In the material below, please retype the lines from the very first through the one with "46.1, 39.6, 46.0, 42.5, 42.1, 48.4, 46.7, 46.7, 45.7, 49.2];", exactly and without pictures.

Dataset section:
»»
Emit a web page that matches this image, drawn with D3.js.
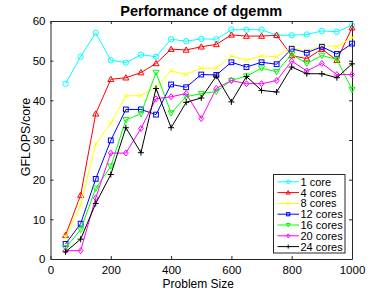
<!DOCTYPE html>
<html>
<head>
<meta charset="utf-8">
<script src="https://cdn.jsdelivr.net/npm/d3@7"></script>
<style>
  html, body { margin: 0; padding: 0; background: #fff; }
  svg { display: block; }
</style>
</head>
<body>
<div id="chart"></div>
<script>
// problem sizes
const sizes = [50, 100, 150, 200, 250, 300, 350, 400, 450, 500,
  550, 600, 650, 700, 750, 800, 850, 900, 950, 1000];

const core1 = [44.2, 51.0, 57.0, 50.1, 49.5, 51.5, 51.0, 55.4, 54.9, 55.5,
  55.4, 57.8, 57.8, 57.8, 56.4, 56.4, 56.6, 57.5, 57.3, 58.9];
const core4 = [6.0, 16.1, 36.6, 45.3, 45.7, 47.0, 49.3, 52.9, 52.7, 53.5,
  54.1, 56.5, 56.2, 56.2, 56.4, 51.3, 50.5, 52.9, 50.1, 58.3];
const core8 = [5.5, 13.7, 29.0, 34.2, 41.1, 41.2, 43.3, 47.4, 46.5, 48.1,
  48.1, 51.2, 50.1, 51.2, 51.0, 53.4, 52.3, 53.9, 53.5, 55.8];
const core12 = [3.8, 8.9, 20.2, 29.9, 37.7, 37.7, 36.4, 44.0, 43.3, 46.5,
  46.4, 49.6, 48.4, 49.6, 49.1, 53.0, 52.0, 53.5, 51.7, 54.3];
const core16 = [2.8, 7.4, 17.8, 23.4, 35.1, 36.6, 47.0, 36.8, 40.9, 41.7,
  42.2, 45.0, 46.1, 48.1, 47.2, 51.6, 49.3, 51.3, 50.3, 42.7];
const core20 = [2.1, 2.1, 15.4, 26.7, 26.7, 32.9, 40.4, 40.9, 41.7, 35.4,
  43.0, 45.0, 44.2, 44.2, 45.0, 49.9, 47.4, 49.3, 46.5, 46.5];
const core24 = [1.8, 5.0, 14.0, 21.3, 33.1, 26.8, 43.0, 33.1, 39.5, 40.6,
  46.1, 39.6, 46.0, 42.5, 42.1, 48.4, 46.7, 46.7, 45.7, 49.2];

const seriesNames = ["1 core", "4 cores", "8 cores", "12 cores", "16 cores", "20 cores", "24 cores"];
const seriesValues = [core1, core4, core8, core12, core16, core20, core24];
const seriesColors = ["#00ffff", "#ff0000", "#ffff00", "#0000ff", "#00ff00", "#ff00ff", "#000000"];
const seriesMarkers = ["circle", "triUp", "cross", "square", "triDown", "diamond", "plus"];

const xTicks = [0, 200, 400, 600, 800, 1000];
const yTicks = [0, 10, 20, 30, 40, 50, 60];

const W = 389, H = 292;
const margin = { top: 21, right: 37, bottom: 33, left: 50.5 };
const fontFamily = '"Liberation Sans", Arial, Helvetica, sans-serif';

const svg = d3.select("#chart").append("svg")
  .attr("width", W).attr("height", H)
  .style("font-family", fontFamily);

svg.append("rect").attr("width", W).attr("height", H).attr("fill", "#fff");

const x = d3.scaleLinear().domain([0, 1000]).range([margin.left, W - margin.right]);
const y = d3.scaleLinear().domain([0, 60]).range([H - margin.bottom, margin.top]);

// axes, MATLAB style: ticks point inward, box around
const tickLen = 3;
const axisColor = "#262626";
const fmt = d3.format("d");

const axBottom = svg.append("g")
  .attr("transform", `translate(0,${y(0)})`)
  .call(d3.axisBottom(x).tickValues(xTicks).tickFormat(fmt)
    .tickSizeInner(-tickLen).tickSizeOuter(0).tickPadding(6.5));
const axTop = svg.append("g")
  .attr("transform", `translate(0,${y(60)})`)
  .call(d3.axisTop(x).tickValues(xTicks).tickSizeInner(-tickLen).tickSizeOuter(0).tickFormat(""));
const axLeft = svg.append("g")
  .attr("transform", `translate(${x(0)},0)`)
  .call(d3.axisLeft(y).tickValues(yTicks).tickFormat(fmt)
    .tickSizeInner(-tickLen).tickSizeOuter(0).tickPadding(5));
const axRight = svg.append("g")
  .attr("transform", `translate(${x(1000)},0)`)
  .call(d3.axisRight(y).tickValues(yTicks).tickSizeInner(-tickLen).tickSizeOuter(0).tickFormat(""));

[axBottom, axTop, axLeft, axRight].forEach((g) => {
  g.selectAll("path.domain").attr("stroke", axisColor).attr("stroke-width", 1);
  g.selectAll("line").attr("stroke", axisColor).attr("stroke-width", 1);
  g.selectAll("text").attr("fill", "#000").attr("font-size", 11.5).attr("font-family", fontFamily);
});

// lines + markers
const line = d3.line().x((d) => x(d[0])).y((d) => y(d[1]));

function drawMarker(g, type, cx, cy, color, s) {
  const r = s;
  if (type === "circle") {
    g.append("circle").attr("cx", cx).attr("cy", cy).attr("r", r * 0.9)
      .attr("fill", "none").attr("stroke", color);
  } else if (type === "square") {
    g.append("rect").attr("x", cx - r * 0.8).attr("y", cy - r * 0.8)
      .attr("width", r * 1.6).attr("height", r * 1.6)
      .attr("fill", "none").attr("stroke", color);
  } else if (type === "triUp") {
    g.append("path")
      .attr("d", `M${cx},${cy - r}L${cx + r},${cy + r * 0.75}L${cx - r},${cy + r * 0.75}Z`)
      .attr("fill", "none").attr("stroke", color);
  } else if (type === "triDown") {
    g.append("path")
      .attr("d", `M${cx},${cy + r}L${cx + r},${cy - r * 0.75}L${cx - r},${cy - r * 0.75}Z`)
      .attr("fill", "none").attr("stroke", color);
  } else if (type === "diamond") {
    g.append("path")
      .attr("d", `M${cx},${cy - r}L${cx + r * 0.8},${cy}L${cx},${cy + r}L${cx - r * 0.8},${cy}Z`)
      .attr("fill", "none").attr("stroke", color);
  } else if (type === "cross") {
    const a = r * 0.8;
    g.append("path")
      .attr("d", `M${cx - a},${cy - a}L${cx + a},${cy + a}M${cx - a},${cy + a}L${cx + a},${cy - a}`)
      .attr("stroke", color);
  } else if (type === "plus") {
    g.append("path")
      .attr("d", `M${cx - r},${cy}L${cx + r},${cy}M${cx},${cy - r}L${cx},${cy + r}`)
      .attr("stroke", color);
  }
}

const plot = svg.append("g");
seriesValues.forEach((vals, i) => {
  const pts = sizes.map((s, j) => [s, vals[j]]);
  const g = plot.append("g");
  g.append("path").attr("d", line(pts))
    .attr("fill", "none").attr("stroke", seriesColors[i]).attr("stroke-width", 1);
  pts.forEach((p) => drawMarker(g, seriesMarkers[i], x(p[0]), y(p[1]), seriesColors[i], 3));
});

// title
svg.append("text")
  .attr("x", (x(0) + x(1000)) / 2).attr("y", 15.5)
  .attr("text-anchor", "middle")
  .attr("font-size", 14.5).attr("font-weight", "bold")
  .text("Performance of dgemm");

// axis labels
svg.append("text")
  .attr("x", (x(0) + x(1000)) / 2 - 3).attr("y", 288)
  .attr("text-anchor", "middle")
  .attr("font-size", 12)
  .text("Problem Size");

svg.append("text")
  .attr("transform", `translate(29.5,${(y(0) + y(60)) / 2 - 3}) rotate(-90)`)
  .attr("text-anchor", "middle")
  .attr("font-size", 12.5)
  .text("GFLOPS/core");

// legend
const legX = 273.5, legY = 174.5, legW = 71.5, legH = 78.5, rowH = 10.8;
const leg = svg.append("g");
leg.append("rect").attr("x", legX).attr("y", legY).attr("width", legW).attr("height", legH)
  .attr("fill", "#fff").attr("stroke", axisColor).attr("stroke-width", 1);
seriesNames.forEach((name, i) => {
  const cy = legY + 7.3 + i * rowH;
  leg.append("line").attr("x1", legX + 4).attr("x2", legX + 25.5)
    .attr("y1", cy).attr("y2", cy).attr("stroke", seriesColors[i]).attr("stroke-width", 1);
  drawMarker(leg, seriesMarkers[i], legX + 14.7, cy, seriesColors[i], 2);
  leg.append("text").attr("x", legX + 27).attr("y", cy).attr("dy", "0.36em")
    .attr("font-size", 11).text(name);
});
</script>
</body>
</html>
««
Problem solution:
Emit a web page that matches this image, drawn with D3.js.
<!DOCTYPE html>
<html>
<head>
<meta charset="utf-8">
<script src="https://cdn.jsdelivr.net/npm/d3@7"></script>
<style>
  html, body { margin: 0; padding: 0; background: #fff; }
  svg { display: block; }
</style>
</head>
<body>
<div id="chart"></div>
<script>
// problem sizes
const sizes = [50, 100, 150, 200, 250, 300, 350, 400, 450, 500,
  550, 600, 650, 700, 750, 800, 850, 900, 950, 1000];

const core1 = [44.2, 51.0, 57.0, 50.1, 49.5, 51.5, 51.0, 55.4, 54.9, 55.5,
  55.4, 57.8, 57.8, 57.8, 56.4, 56.4, 56.6, 57.5, 57.3, 58.9];
const core4 = [6.0, 16.1, 36.6, 45.3, 45.7, 47.0, 49.3, 52.9, 52.7, 53.5,
  54.1, 56.5, 56.2, 56.2, 56.4, 51.3, 50.5, 52.9, 50.1, 58.3];
const core8 = [5.5, 13.7, 29.0, 34.2, 41.1, 41.2, 43.3, 47.4, 46.5, 48.1,
  48.1, 51.2, 50.1, 51.2, 51.0, 53.4, 52.3, 53.9, 53.5, 55.8];
const core12 = [3.8, 8.9, 20.2, 29.9, 37.7, 37.7, 36.4, 44.0, 43.3, 46.5,
  46.4, 49.6, 48.4, 49.6, 49.1, 53.0, 52.0, 53.5, 51.7, 54.3];
const core16 = [2.8, 7.4, 17.8, 23.4, 35.1, 36.6, 47.0, 36.8, 40.9, 41.7,
  42.2, 45.0, 46.1, 48.1, 47.2, 51.6, 49.3, 51.3, 50.3, 42.7];
const core20 = [2.1, 2.1, 15.4, 26.7, 26.7, 32.9, 40.4, 40.9, 41.7, 35.4,
  43.0, 45.0, 44.2, 44.2, 45.0, 49.9, 47.4, 49.3, 46.5, 46.5];
const core24 = [1.8, 5.0, 14.0, 21.3, 33.1, 26.8, 43.0, 33.1, 39.5, 40.6,
  46.1, 39.6, 46.0, 42.5, 42.1, 48.4, 46.7, 46.7, 45.7, 49.2];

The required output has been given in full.